2016 was the warmest year on record, making it the third consecutive year global temperatures soared to record highs, according to a joint report issued from the National Oceanic and Atmospheric Administration (NOAA) and NASA on Wednesday.
Data collected from the two agencies showed that Earth’s average temperature across global land and ocean surfaces was 58.69 degrees or 1.69 degrees Fahrenheit above the 20th century average.
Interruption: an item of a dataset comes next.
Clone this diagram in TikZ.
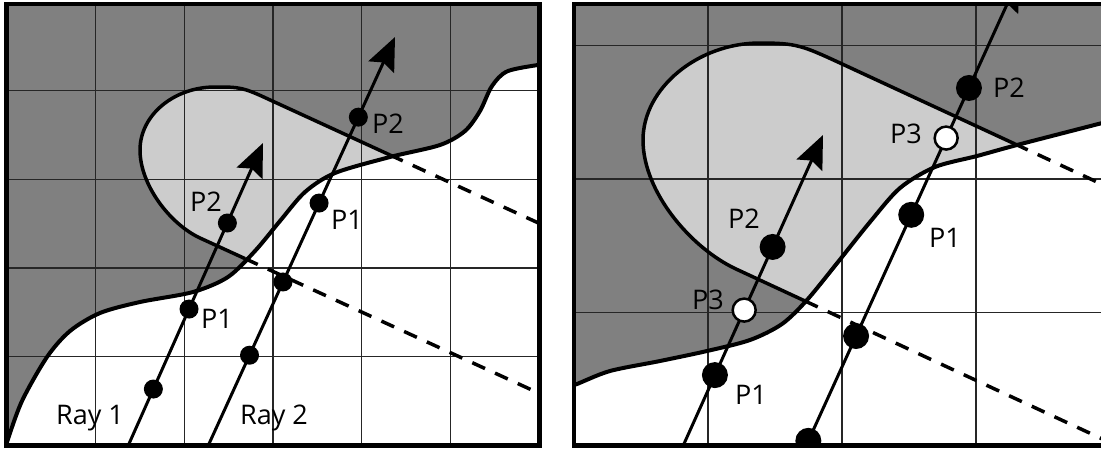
\documentclass[tikz,border=0pt]{standalone}
\usepackage{fontspec}
\setmainfont{Open Sans}
\usetikzlibrary{arrows.meta}

\definecolor{darkzone}{gray}{0.5}
\definecolor{lightzone}{gray}{0.8}

\tikzset{
  ray/.style={line width=3pt,-{Stealth[length=33pt,width=28pt,inset=5pt]}},
  wall/.style={line width=4pt},
  edge/.style={line width=3.5pt},
  shadowline/.style={line width=3.5pt,dash pattern=on 14pt off 11pt},
  gridline/.style={line width=1.2pt,black!85},
  frame/.style={line width=4.5pt},
  dot/.style={circle,fill=black,inner sep=0pt,minimum size=19pt},
  bigdot/.style={circle,fill=black,inner sep=0pt,minimum size=26pt},
  hollow/.style={circle,draw=black,fill=white,line width=2.5pt,inner sep=0pt,minimum size=23pt},
  lbl/.style={font=\fontsize{27}{32}\selectfont,inner sep=0pt,anchor=base}
}

\begin{document}
\begin{tikzpicture}[x=1pt,y=-1pt]
\useasboundingbox (0,0) rectangle (1101,448);

% ---------- left panel ----------
\begin{scope}
  \clip (6.5,4) rectangle (539.5,445.5);
  \fill[darkzone] (0,0) rectangle (545,450);
  % shadow strip behind the obstacle
  \fill[lightzone] (545,396) -- (200,238) .. controls (170,224) and (140,185) .. (140,150)
    .. controls (140,115) and (174,87) .. (215,87) .. controls (240,87) and (243,87.4) .. (268,99)
    -- (545,226) -- cycle;
  % free space below the wall
  \fill[white] plot[smooth] coordinates {(5,450) (7,442) (22,401) (47,357) (70,331) (100,313)
    (140,302) (193,292) (228,277) (255,251) (280,221) (305,192) (335,173) (390,157) (440,145)
    (465,131) (480,111) (492,86) (508,71) (545,64)} -- (545,450) -- cycle;
  % grid
  \foreach \k in {1,...,5}
    \draw[gridline] (6.5+88.8*\k,0) -- (6.5+88.8*\k,450);
  \foreach \k in {1,...,4}
    \draw[gridline] (0,445.5-88.8*\k) -- (545,445.5-88.8*\k);
  % obstacle outline
  \coordinate (lowhit) at (245,258.6);
  \coordinate (uphit) at (390,155);
  \draw[edge] (lowhit) -- (200,238) .. controls (170,224) and (140,185) .. (140,150)
    .. controls (140,115) and (174,87) .. (215,87) .. controls (240,87) and (243,87.4) .. (268,99)
    -- (uphit);
  \draw[shadowline] (lowhit) -- (545,396);
  \draw[shadowline] (uphit) -- (545,226);
  % wall
  \draw[wall] plot[smooth] coordinates {(5,450) (7,442) (22,401) (47,357) (70,331) (100,313)
    (140,302) (193,292) (228,277) (255,251) (280,221) (305,192) (335,173) (390,157) (440,145)
    (465,131) (480,111) (492,86) (508,71) (545,64)};
  % rays
  \coordinate (ray1s) at (128,446);
  \coordinate (ray1t) at (263,143);
  \coordinate (ray2s) at (208,446);
  \coordinate (ray2t) at (395,37);
  \draw[ray] (ray1s) -- (ray1t)
    node[dot,pos=0.188] (a0) {}
    node[dot,pos=0.452] (a1) {}
    node[dot,pos=0.736] (a2) {};
  \draw[ray] (ray2s) -- (ray2t)
    node[dot,pos=0.222] (b0) {}
    node[dot,pos=0.401] (b00) {}
    node[dot,pos=0.594] (b1) {}
    node[dot,pos=0.804] (b2) {};
  % labels
  \node[lbl] (ray1lbl) at (90,424) {Ray 1};
  \node[lbl] (ray2lbl) at (274,424) {Ray 2};
  \node[lbl] (a1lbl) at (217,328) {P1};
  \node[lbl] (a2lbl) at (206,211) {P2};
  \node[lbl] (b1lbl) at (347,229) {P1};
  \node[lbl] (b2lbl) at (388,133) {P2};
\end{scope}
\draw[frame] (6.5,4) rectangle (539.5,445.5);

% ---------- right panel (close-up) ----------
\begin{scope}
  \clip (574,4) rectangle (1104,445.5);
  \fill[darkzone] (570,0) rectangle (1110,450);
  % shadow strip behind the obstacle
  \fill[lightzone] (1110,442.5) -- (736,269) .. controls (691,248) and (643,192) .. (643,140)
    .. controls (643,88) and (698,43) .. (760,43) .. controls (797,43) and (803,46) .. (840,63)
    -- (1110,188) -- cycle;
  % free space below the wall
  \fill[white] plot[smooth] coordinates {(570,386) (577,384) (610,371) (660,361) (707,351) (750,340)
    (782,324) (807,300) (838,262) (870,222) (900,188) (935,167) (977,156) (1017,145)
    (1110,121)} -- (1110,450) -- (570,450) -- cycle;
  % grid
  \foreach \k in {1,...,3}
    \draw[gridline] (574+134*\k,0) -- (574+134*\k,450);
  \foreach \k in {1,...,3}
    \draw[gridline] (570,446-133.5*\k) -- (1110,446-133.5*\k);
  % obstacle outline
  \coordinate (rlowhit) at (805,301);
  \coordinate (ruphit) at (1015,144);
  \draw[edge] (rlowhit) -- (736,269) .. controls (691,248) and (643,192) .. (643,140)
    .. controls (643,88) and (698,43) .. (760,43) .. controls (797,43) and (803,46) .. (840,63)
    -- (ruphit);
  \draw[shadowline] (rlowhit) -- (1110,442.5);
  \draw[shadowline] (ruphit) -- (1110,188);
  % wall
  \draw[wall] plot[smooth] coordinates {(570,386) (577,384) (610,371) (660,361) (707,351) (750,340)
    (782,324) (807,300) (838,262) (870,222) (900,188) (935,167) (977,156) (1017,145)
    (1110,121)};
  % rays
  \coordinate (rray1s) at (683,446);
  \coordinate (rray1t) at (823,135);
  \coordinate (rray2s) at (806,446);
  \coordinate (rray2t) at (1019,-22);
  \draw[ray] (rray1s) -- (rray1t)
    node[bigdot,pos=0.228] (c1) {}
    node[hollow,pos=0.437] (c3) {}
    node[bigdot,pos=0.64] (c2) {};
  \draw[ray] (rray2s) -- (rray2t)
    node[bigdot,pos=0.011] (d0) {}
    node[bigdot,pos=0.235] (d00) {}
    node[bigdot,pos=0.494] (d1) {}
    node[hollow,pos=0.658] (d3) {}
    node[bigdot,pos=0.765] (d2) {};
  % labels
  \node[lbl] (c1lbl) at (751,404) {P1};
  \node[lbl] (c3lbl) at (708,309) {P3};
  \node[lbl] (c2lbl) at (744,228) {P2};
  \node[lbl] (d1lbl) at (945,247) {P1};
  \node[lbl] (d3lbl) at (906,143) {P3};
  \node[lbl] (d2lbl) at (1009,97) {P2};
\end{scope}
\draw[frame] (574,4) rectangle (1104,445.5);

\end{tikzpicture}
\end{document}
It surpassed 2015’s record by 0.07 degrees.
This is the highest average surface temperature since record-keeping began in 1880, according to NOAA’s National Centers for Environmental Information.
“2016 is remarkably the third record year in a row in this series,” said Gavin Schmidt, director of NASA’s Goddard Institute for Space Studies (GISS). “We don’t expect record years every year, but the ongoing long-term warming trend is clear.”
The report cites the impacts of a strong El Niño which helped bring record temperatures across the globe for the first eight months of the year. It also notes that despite a cooling influence from a weak La Niña, December 2016 was the third warmest December on record.
According to NOAA, 2016 is officially the warmest year on record, edging out previous record holder, 2015, by .07°F: https://t.co/4qDONrcZaU pic.twitter.com/K6qjIRYTFo
— NOAA Satellites (@NOAASatellites) January 18, 2017
Since the start of the 21st century, the annual global temperature record has been broken five times and 16 of the 17 warmest years on record have occurred since 2001.
The study was released just days before President-elect Donald Trump’s inauguration and the future of climate science research under his administration has been hotly discussed. Trump has given mixed signals on his views on climate change and the link between human activity.
During his campaign, Trump has called climate change a hoax made up by China. However, after winning the election in November, he said there was "some" human connectivity.